A key component of the DDS mission includes the vision statement that “Individuals make informed choices and take responsibility for their lives and experience the dignity of risk and that they know their rights and responsibilities and pursue opportunities to live the life they choose”.
In the context of self-development, responsibility also known as self-responsibility or personal responsibility is the acknowledgment that you, the individual, through your thinking, feelings and behavior are in control of how you experience life.  In assuming personal responsibility, the individual themselves solves their own problems, rather than waiting for another entity to resolve their issues, and they accept the consequences of their decisions.
For an individual to develop personal responsibility there is a shift in framework and core beliefs
 From a framework of  To a framework of
 custodial care  decision making
 overprotection  network of community
 compliance  empowerment
 directiveness  choices
 withholding information  to sharing information
 risk aversion  dignity of risk
 training  capacity to learn
 group think  sense of self
 dependency  security
 complacency  advocacy
In 1969, after touring Denmark and Sweden, Robert Perske observed that in contrast to circumstances in the United States, people with disabilities were given real opportunities to live life to take risks.  He coined a useful expression - the dignity of risk - to capture the attitude and the phrase was used over and over in the United States to help justify a complete revamping of the response to disability.
Fundamental to these changes has been the experience of risk and the acceptance of a degree of uncertainty associated with change and reform.  The price for changes in systems of services was the assumption of risk on the part of people with disabilities and their families.  Years later, Perske’s phrase is as relevant as it was in 1969, only perhaps with a new twist.  The phrase might now be extended beyond the individual with disability to refer equally to the entire developmental disabilities field.
Ideas to Assist People with Personal Responsibility
Read articles by Kathleen Snow www.disabilityisnatural.com, David Hingsburger, Robert Perske www.robertperske.com, Jack Pierpoint Inclusion Press.

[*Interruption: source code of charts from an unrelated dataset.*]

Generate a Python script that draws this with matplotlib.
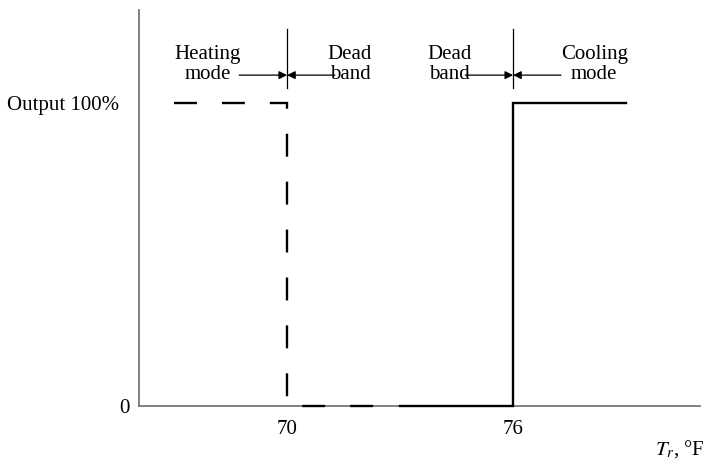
import matplotlib.pyplot as plt
import matplotlib.transforms as mtransforms

plt.rcParams['font.family'] = ['Liberation Serif', 'DejaVu Serif']
plt.rcParams['mathtext.fontset'] = 'stix'
plt.rcParams['lines.scale_dashes'] = False

# controller output vs room temperature
heat_x = [67, 70, 70, 72.5]
heat_y = [100, 100, 0, 0]
cool_x = [73, 76, 76, 79]
cool_y = [0, 0, 100, 100]

xticks = [70, 76]
yticks = [0, 100]
ytick_labels = ["0", "Output 100%"]

# switch points and the labels on each side
switch_x = [70, 76]
left_labels = ["Heating\nmode", "Dead\nband"]
right_labels = ["Dead\nband", "Cooling\nmode"]
left_label_x = [67.9, 74.3]
right_label_x = [71.67, 78.15]

fs = 15

fig = plt.figure(figsize=(7.07, 4.66), dpi=100)
ax = fig.add_axes([0.1966, 0.1288, 0.7935, 0.8498])

ax.plot(heat_x, heat_y, color='black', lw=1.7, dashes=(16.5, 18), solid_joinstyle='miter',
        dash_joinstyle='miter', zorder=3, clip_on=False)
ax.plot(cool_x, cool_y, color='black', lw=1.7, solid_joinstyle='miter', zorder=3, clip_on=False)

arrow_y = 109.2
for sx, ll, rl, lx, rx in zip(switch_x, left_labels, right_labels, left_label_x, right_label_x):
    ax.plot([sx, sx], [105, 124.4], color='black', lw=0.9)
    ax.annotate('', xy=(sx, arrow_y), xytext=(sx - 1.27, arrow_y),
                arrowprops=dict(arrowstyle='-|>', lw=0.9, color='black', mutation_scale=12, shrinkA=0, shrinkB=0))
    ax.annotate('', xy=(sx, arrow_y), xytext=(sx + 1.27, arrow_y),
                arrowprops=dict(arrowstyle='-|>', lw=0.9, color='black', mutation_scale=12, shrinkA=0, shrinkB=0))
    ax.text(lx, 112.6, ll, ha='center', va='center', fontsize=fs, linespacing=1.05)
    ax.text(rx, 112.6, rl, ha='center', va='center', fontsize=fs, linespacing=1.05)

ax.set_xlim(66.07, 80.96)
ax.set_ylim(0, 130.7)
ax.set_xticks(xticks)
ax.set_xticklabels([str(t) for t in xticks])
ax.set_yticks(yticks)
ax.set_yticklabels(ytick_labels)
ax.tick_params(length=0, labelsize=fs)
ax.tick_params(axis='x', pad=10)
ax.tick_params(axis='y', pad=7)

# the 100% label sits a little further from the axis than the 0
lab = ax.get_yticklabels()[1]
lab.set_transform(lab.get_transform() + mtransforms.ScaledTranslation(-7 / 72, 0, fig.dpi_scale_trans))

for side in ['top', 'right']:
    ax.spines[side].set_visible(False)
for side in ['left', 'bottom']:
    ax.spines[side].set_color('#777777')
    ax.spines[side].set_linewidth(1.3)

fig.text(0.997, 0.037, r"$T_r$, °F", ha='right', va='center', fontsize=fs)

plt.savefig('out.png')
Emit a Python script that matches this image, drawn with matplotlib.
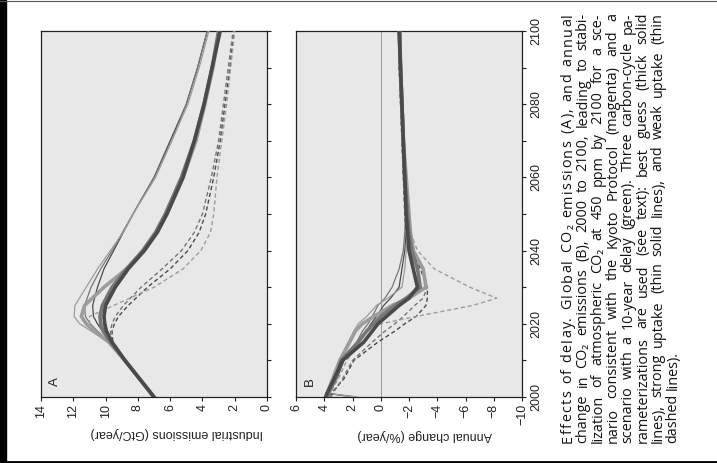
import matplotlib
matplotlib.use("Agg")
import matplotlib.pyplot as plt
from matplotlib.patches import Rectangle
from matplotlib.lines import Line2D

W, H = 717, 463

# ---------------- data ----------------
years_a = [2000, 2005, 2010, 2015, 2018, 2020, 2022, 2025, 2030, 2035, 2040, 2045, 2050, 2060, 2070, 2080, 2090, 2100]
# Panel A: industrial emissions (GtC/year)
s450_best   = [7.0, 7.9, 8.8, 9.6, 9.95, 10.05, 10.1, 10.0, 9.4, 8.6, 7.6, 6.8, 6.2, 5.2, 4.5, 3.9, 3.4, 2.9]
kyoto_best  = [7.0, 7.9, 8.8, 9.7, 10.15, 10.3, 10.35, 10.2, 9.6, 8.7, 7.7, 6.9, 6.3, 5.3, 4.5, 3.9, 3.4, 3.0]
delay_best  = [7.0, 7.9, 8.8, 9.8, 10.7, 11.2, 11.5, 11.3, 10.1, 8.7, 7.6, 6.8, 6.2, 5.2, 4.4, 3.85, 3.35, 2.95]
s450_strong  = [7.0, 7.9, 8.8, 9.7, 10.2, 10.5, 10.75, 10.8, 10.5, 10.1, 9.5, 8.9, 8.3, 7.0, 6.0, 5.0, 4.3, 3.7]
kyoto_strong = [7.0, 7.9, 8.8, 9.75, 10.5, 10.95, 11.25, 11.3, 10.9, 10.3, 9.6, 8.95, 8.3, 7.0, 5.9, 5.0, 4.3, 3.7]
delay_strong = [7.0, 7.9, 8.8, 9.8, 10.9, 11.6, 11.95, 11.9, 11.2, 10.5, 9.7, 8.9, 8.3, 6.9, 5.9, 4.9, 4.2, 3.6]
s450_weak   = [7.0, 7.9, 8.8, 9.55, 9.6, 9.45, 9.2, 8.6, 7.4, 6.0, 4.9, 4.2, 3.8, 3.3, 2.9, 2.6, 2.3, 2.05]
kyoto_weak  = [7.0, 7.9, 8.8, 9.6, 9.7, 9.6, 9.4, 8.9, 7.8, 6.5, 5.3, 4.5, 4.0, 3.45, 3.0, 2.7, 2.4, 2.1]
delay_weak  = [7.0, 7.9, 8.8, 9.8, 10.6, 11.0, 11.0, 9.5, 7.0, 5.2, 4.1, 3.5, 3.3, 3.1, 2.8, 2.5, 2.25, 2.0]

years_b = [2000, 2001, 2005, 2010, 2015, 2018, 2020, 2022, 2025, 2027, 2030, 2035, 2040, 2045, 2050, 2060, 2070, 2080, 2090, 2100]
# Panel B: annual change (%/year)
s450_best_b   = [3.9, 3.8, 3.3, 2.7, 1.2, 0.6, 0.2, -0.4, -1.3, -2.0, -2.6, -2.3, -2.0, -1.9, -1.8, -1.7, -1.6, -1.5, -1.4, -1.3]
kyoto_best_b  = [3.8, 3.7, 3.2, 2.8, 1.6, 1.0, 0.5, 0.0, -1.0, -1.8, -2.8, -2.6, -2.2, -2.0, -1.9, -1.7, -1.6, -1.5, -1.4, -1.35]
delay_best_b  = [3.9, 3.8, 3.4, 2.9, 2.2, 1.8, 1.3, 0.5, -0.8, -2.0, -3.2, -3.0, -2.3, -2.1, -2.0, -1.8, -1.6, -1.5, -1.4, -1.3]
s450_strong_b  = [1.8, 3.8, 3.1, 2.6, 1.5, 1.0, 0.7, 0.3, -0.2, -0.7, -1.3, -1.5, -1.7, -1.8, -1.8, -1.7, -1.6, -1.5, -1.45, -1.4]
kyoto_strong_b = [2.0, 3.7, 3.2, 2.7, 1.7, 1.3, 0.9, 0.6, 0.2, -0.3, -0.8, -1.3, -1.6, -1.7, -1.75, -1.7, -1.6, -1.5, -1.45, -1.4]
delay_strong_b = [1.6, 3.9, 3.4, 2.9, 2.3, 1.9, 1.6, 1.0, 0.3, -0.5, -1.5, -1.7, -1.8, -1.9, -1.8, -1.7, -1.6, -1.5, -1.4, -1.35]
s450_weak_b   = [3.6, 3.5, 2.6, 1.9, 0.2, -1.0, -1.7, -2.5, -3.2, -3.3, -3.3, -2.8, -2.2, -1.8, -1.7, -1.6, -1.5, -1.4, -1.3, -1.25]
kyoto_weak_b  = [3.5, 3.4, 2.7, 2.0, 0.6, -0.3, -1.0, -1.6, -2.4, -3.0, -3.3, -3.0, -2.4, -2.0, -1.8, -1.6, -1.5, -1.4, -1.3, -1.25]
delay_weak_b  = [3.6, 3.6, 3.0, 2.4, 1.5, 1.0, 0.0, -2.5, -6.5, -8.2, -6.3, -3.8, -2.6, -2.1, -1.8, -1.7, -1.6, -1.5, -1.4, -1.3]

emis_ticks = [0, 2, 4, 6, 8, 10, 12, 14]
change_ticks = [6, 4, 2, 0, -2, -4, -6, -8, -10]
year_ticks = [2000, 2020, 2040, 2060, 2080, 2100]

caption_lines = [
    "Effects of delay. Global CO\u2082 emissions (A), and annual",
    "change in CO\u2082 emissions (B), 2000 to 2100, leading to stabi-",
    "lization of atmospheric CO\u2082 at 450 ppm by 2100 for a sce-",
    "nario consistent with the Kyoto Protocol (magenta) and a",
    "scenario with a 10-year delay (green). Three carbon-cycle pa-",
    "rameterizations are used (see text): best guess (thick solid",
    "lines), strong uptake (thin solid lines), and weak uptake (thin",
    "dashed lines).",
]

# ---------------- styling ----------------
c_s450, c_kyoto, c_delay = "#4a4a4a", "#767676", "#9c9c9c"
face = "#e8e8e8"
axfont = ["Liberation Sans", "DejaVu Sans"]
capfont = ["Open Sans", "DejaVu Sans"]

fig = plt.figure(figsize=(W / 100, H / 100), dpi=100)
fig.patch.set_facecolor("white")


def ax_rect(x0, x1, y0, y1):
    return [x0 / W, 1 - y1 / H, (x1 - x0) / W, (y1 - y0) / H]


axA = fig.add_axes(ax_rect(41, 267, 31, 397))
axB = fig.add_axes(ax_rect(296, 522, 31, 397))

series_a = [
    (s450_strong, c_s450, 0.9, "-"), (kyoto_strong, c_kyoto, 0.9, "-"), (delay_strong, c_delay, 0.9, "-"),
    (s450_weak, c_s450, 1.0, "--"), (kyoto_weak, c_kyoto, 1.0, "--"), (delay_weak, c_delay, 1.0, "--"),
    (delay_best, c_delay, 2.6, "-"), (kyoto_best, c_kyoto, 2.6, "-"), (s450_best, c_s450, 2.6, "-"),
]
series_b = [
    (s450_strong_b, c_s450, 0.9, "-"), (kyoto_strong_b, c_kyoto, 0.9, "-"), (delay_strong_b, c_delay, 0.9, "-"),
    (s450_weak_b, c_s450, 1.0, "--"), (kyoto_weak_b, c_kyoto, 1.0, "--"), (delay_weak_b, c_delay, 1.0, "--"),
    (delay_best_b, c_delay, 2.6, "-"), (kyoto_best_b, c_kyoto, 2.6, "-"), (s450_best_b, c_s450, 2.6, "-"),
]

for ax in (axA, axB):
    ax.set_facecolor(face)
    ax.set_ylim(2000, 2100)
    ax.yaxis.tick_right()
    ax.set_yticks(range(2000, 2101, 10))
    for s in ax.spines.values():
        s.set_linewidth(0.9)
        s.set_color("#222222")
    ax.tick_params(axis="both", direction="out", length=3, width=0.8, colors="#222222",
                   labelsize=9, labelcolor="#222222")
    ax.tick_params(axis="x", labelrotation=90, pad=2)

axB.axvline(0, color="#9a9a9a", lw=0.7, zorder=1)

for vals, col, lw, ls in series_a:
    axA.plot(vals, years_a, color=col, lw=lw, ls=ls, dashes=(3, 2) if ls == "--" else (None, None),
             solid_joinstyle="round", zorder=3)
for vals, col, lw, ls in series_b:
    axB.plot(vals, years_b, color=col, lw=lw, ls=ls, dashes=(3, 2) if ls == "--" else (None, None),
             solid_joinstyle="round", zorder=3)

axA.set_xlim(14, 0)
axA.set_xticks(emis_ticks)
axA.set_xticklabels([str(v) for v in emis_ticks], fontfamily=axfont)
axA.set_yticklabels([])

axB.set_xlim(6, -10)
axB.set_xticks(change_ticks)
axB.set_xticklabels([("\u2212" + str(-v)) if v < 0 else str(v) for v in change_ticks], fontfamily=axfont)
axB.set_yticks(year_ticks)
axB.set_yticks(range(2010, 2100, 20), minor=True)
axB.tick_params(axis="y", which="minor", direction="out", length=3, width=0.8, colors="#222222")
axB.set_yticklabels([str(y) for y in year_ticks], fontfamily=axfont, rotation=90, va="center")
axB.tick_params(axis="y", pad=3)

# panel letters
axA.text(0.035, 0.03, "A", transform=axA.transAxes, rotation=90, fontsize=9.5,
         family=axfont, ha="left", va="bottom", color="#222222")
axB.text(0.035, 0.03, "B", transform=axB.transAxes, rotation=90, fontsize=9.5,
         family=axfont, ha="left", va="bottom", color="#222222")

# axis titles (upside-down in this rotated page)
fig.text(177 / W, 1 - 433 / H, "Industrial emissions (GtC/year)", rotation=180,
         fontsize=9, family=axfont, ha="center", va="center", color="#222222")
fig.text(425 / W, 1 - 435 / H, "Annual change (%/year)", rotation=180,
         fontsize=9, family=axfont, ha="center", va="center", color="#222222")

# ---------------- caption (rotated, justified) ----------------
renderer = fig.canvas.get_renderer()
cap_fs = 10.4
y_start, y_end = 443, 13  # image px (bottom to top)
line_x = [568, 583, 598, 613, 628, 643, 658, 673]


def measure(s, fs):
    t = fig.text(0, 0, s, fontsize=fs, family=capfont)
    w = t.get_window_extent(renderer=renderer).width
    t.remove()
    return w


avail = y_start - y_end
for i, line in enumerate(caption_lines):
    x = line_x[i]
    units = list(line) if i == 0 else line.split(" ")
    fs = cap_fs
    while True:
        sp = measure("n", fs) * 0.5
        widths = [measure(u, fs) if u.strip() else sp for u in units]
        total = sum(widths)
        if i == 0 or i == len(caption_lines) - 1 or total + sp * 0.6 * (len(units) - 1) <= avail or fs < 7:
            break
        fs -= 0.2
    if i == len(caption_lines) - 1:
        gap = sp * 0.8
    else:
        gap = (avail - total) / (len(units) - 1)
    y = y_start
    for u, wd in zip(units, widths):
        if u.strip():
            fig.text(x / W, 1 - y / H, u, rotation=90, rotation_mode="anchor",
                     ha="left", va="center", fontsize=fs, family=capfont, color="#111111")
        y -= wd + gap

# page border marks
fig.patches.append(Rectangle((0, 0), 6 / W, 1, transform=fig.transFigure, color="black", zorder=0))
fig.lines.append(Line2D([0, 1], [1 - 461.5 / H, 1 - 461.5 / H], transform=fig.transFigure, color="black", lw=2))
fig.lines.append(Line2D([0, 1], [1 - 0.5 / H, 1 - 0.5 / H], transform=fig.transFigure, color="#555555", lw=0.8))

fig.savefig("out.png", dpi=100, facecolor="white")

CHOICESS, and the late Marsha Forest.
  • Use the individual plan process in which the individual identifies their wants and desires.

  • Join self-advocacy groups.

  • Work with your own family and community to develop safeguards to better support the individual and to allow them to take risks.

  • Encourage schools to develop and implement curriculums of self-determination for their students.

  • Sharing of good information amongst families and individuals to better educate themselves about resources.